A procissão do Círio tem início às 6h da manhã, na Catedral da Sé, um dos templos mais antigos e icônicos de Belém, com sua construção finalizada em 1748. Esse é o ponto de partida de uma jornada de fé que percorre 3,6 km até a Basílica Santuário de Nazaré, uma imponente construção de estilo neoclássico, que se tornou o destino final da procissão. A basílica, com sua arquitetura rica e sua importância simbólica, recebe a imagem de Nossa Senhora de Nazaré após uma caminhada que dura entre 5 e 6 horas.
O Círio de Nazaré, realizado em Belém do Pará, é uma das maiores manifestações religiosas do mundo. Com uma história que remonta a 1793, quando ocorreu o primeiro Círio, o evento reúne mais de 2 milhões de pessoas e acontece sempre no segundo domingo de outubro. Durante mais de 220 anos, o Círio se consolidou como uma celebração que ultrapassa as fronteiras do religioso, sendo reconhecido como Patrimônio Cultural Imaterial da Humanidade pela UNESCO. Sua relevância histórica, cultural e social faz dele um dos momentos mais aguardados e emocionantes do calendário religioso brasileiro.
Durante essa caminhada, um dos elementos mais marcantes é a corda de 800 metros, que acompanha a multidão de fiéis. A corda representa a união entre os devotos e a santa, e milhares de pessoas se agarram a ela como forma de pagar promessas, agradecer por bênçãos alcançadas ou simplesmente expressar sua devoção. O ritmo da procissão é deliberadamente lento, marcado por paradas para orações e momentos de reflexão, permitindo que os fiéis vivenciem a experiência em toda a sua profundidade emocional.
O Círio de Nazaré, porém, não se restringe à procissão principal de domingo. As celebrações se estendem por 15 dias, envolvendo a cidade inteira em um ciclo de eventos religiosos e culturais. Nesse período, diversas procissões menores, conhecidas como romarias, ocorrem, cada uma com um significado especial. A Trasladação, por exemplo, acontece na véspera do Círio, sendo uma procissão noturna que antecipa a grande celebração do domingo. A Romaria Fluvial também se destaca, levando a devoção às águas do Rio Guamá, onde a imagem de Nossa Senhora é transportada em embarcações enfeitadas, seguidas por uma grande quantidade de barcos menores, criando uma cena visualmente impressionante e cheia de simbolismo.
A protagonista dessas procissões, no entanto, não é a imagem original de Nossa Senhora de Nazaré, que permanece na Basílica após o Círio. Durante os 15 dias de celebração, quem assume o papel principal é a Santa Peregrina, uma réplica da imagem original. A Santa Peregrina percorre as ruas, bairros e rios de Belém, levando a fé e a esperança aos que não puderam participar da grande procissão ou que desejam reafirmar seus votos de devoção.

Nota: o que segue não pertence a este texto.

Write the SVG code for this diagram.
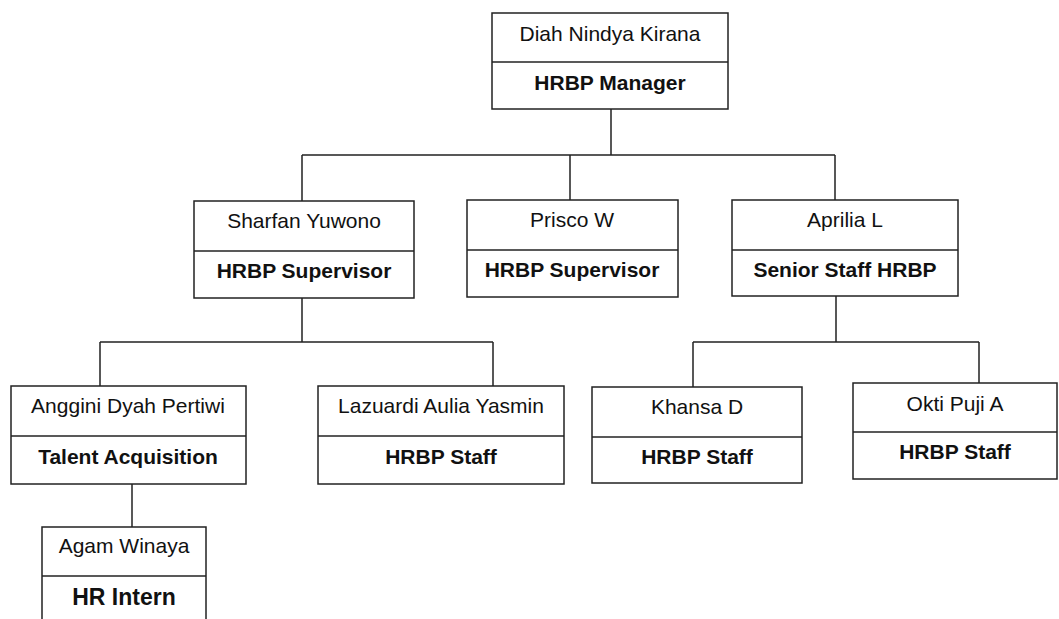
<svg xmlns="http://www.w3.org/2000/svg" width="1059" height="619" viewBox="0 0 1059 619">
<style>
.box{fill:#fff;stroke:#222;stroke-width:1.5}
.div{stroke:#222;stroke-width:1.5}
.nm{font-family:"Liberation Sans",Arial,sans-serif;font-size:21px;fill:#111;text-anchor:middle}
.tt{font-family:"Liberation Sans",Arial,sans-serif;font-size:21px;font-weight:bold;fill:#111;text-anchor:middle}
.con{fill:none;stroke:#222;stroke-width:1.5}
</style>
<rect width="1059" height="619" fill="#fff"/>
<g id="connectors">
<path class="con" d="M611 109V155M302 155H835M302 155V201M570 155V200M835 155V200"/>
<path class="con" d="M302 298V342M100 342H493M100 342V386M493 342V386"/>
<path class="con" d="M836 296V342M693 342H979M693 342V387M979 342V383"/>
<path class="con" d="M132 484V527"/>
</g>
<g id="n-diah">
<rect class="box" x="492" y="13" width="236" height="96"/>
<line class="div" x1="492" y1="62" x2="728" y2="62"/>
<text class="nm" x="610" y="41">Diah Nindya Kirana</text>
<text class="tt" x="610" y="90">HRBP Manager</text>
</g>
<g id="n-sharfan">
<rect class="box" x="194" y="201" width="220" height="97"/>
<line class="div" x1="194" y1="251" x2="414" y2="251"/>
<text class="nm" x="304" y="228">Sharfan Yuwono</text>
<text class="tt" x="304" y="278">HRBP Supervisor</text>
</g>
<g id="n-prisco">
<rect class="box" x="467" y="200" width="211" height="97"/>
<line class="div" x1="467" y1="250" x2="678" y2="250"/>
<text class="nm" x="572" y="227">Prisco W</text>
<text class="tt" x="572" y="277">HRBP Supervisor</text>
</g>
<g id="n-aprilia">
<rect class="box" x="732" y="200" width="226" height="96"/>
<line class="div" x1="732" y1="250" x2="958" y2="250"/>
<text class="nm" x="845" y="227">Aprilia L</text>
<text class="tt" x="845" y="277">Senior Staff HRBP</text>
</g>
<g id="n-anggini">
<rect class="box" x="11" y="386" width="235" height="98"/>
<line class="div" x1="11" y1="436" x2="246" y2="436"/>
<text class="nm" x="128" y="413">Anggini Dyah Pertiwi</text>
<text class="tt" x="128" y="464">Talent Acquisition</text>
</g>
<g id="n-lazuardi">
<rect class="box" x="318" y="386" width="246" height="98"/>
<line class="div" x1="318" y1="436" x2="564" y2="436"/>
<text class="nm" x="441" y="413">Lazuardi Aulia Yasmin</text>
<text class="tt" x="441" y="464">HRBP Staff</text>
</g>
<g id="n-khansa">
<rect class="box" x="592" y="387" width="210" height="96"/>
<line class="div" x1="592" y1="437" x2="802" y2="437"/>
<text class="nm" x="697" y="414">Khansa D</text>
<text class="tt" x="697" y="464">HRBP Staff</text>
</g>
<g id="n-okti">
<rect class="box" x="853" y="383" width="204" height="96"/>
<line class="div" x1="853" y1="432" x2="1057" y2="432"/>
<text class="nm" x="955" y="411">Okti Puji A</text>
<text class="tt" x="955" y="459">HRBP Staff</text>
</g>
<g id="n-agam">
<rect class="box" x="42" y="527" width="164" height="100"/>
<line class="div" x1="42" y1="576" x2="206" y2="576"/>
<text class="nm" x="124" y="553">Agam Winaya</text>
<text class="tt" x="124" y="605" style="font-size:23px">HR Intern</text>
</g>
</svg>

Além de seu aspecto religioso, o Círio tem um impacto cultural e econômico profundo. A cidade de Belém se transforma durante as festividades, com suas ruas tomadas por fiéis, turistas e comerciantes. As tradições gastronômicas ganham destaque, com pratos típicos como o tacacá, o açaí e a maniçoba sendo amplamente consumidos. O evento também movimenta o turismo e a economia local, com hotéis e restaurantes completamente lotados. O Círio é, portanto, não apenas uma manifestação de fé, mas também uma celebração da cultura paraense e amazônica.
O legado do Círio é marcado por histórias de devoção que atravessam gerações. Famílias inteiras se mobilizam para participar, muitas vezes vindas de outras regiões do Brasil ou do exterior. Essa conexão entre passado, presente e futuro mantém viva a essência do evento e reforça a importância de preservar suas tradições. A cada ano, novas histórias de fé e superação são escritas, e o Círio continua a inspirar aqueles que o vivenciam de perto ou à distância.
Ao descobrir a grandiosidade do Círio de Nazaré, fiquei impressionada com a profundidade dessa tradição. Mesmo sem poder estar presente fisicamente, é impossível não ser tocada pelo significado e pela força dessa celebração. O Círio transcende o tempo e o espaço, conectando fiéis e curiosos através de uma história de fé que já dura mais de dois séculos. Ele é, sem dúvida, uma das expressões mais poderosas da espiritualidade e da cultura do Brasil, e conhecer mais sobre essa manifestação de devoção é mergulhar na alma do povo paraense, que, ano após ano, transforma Belém em um cenário de união, esperança e renovação de votos.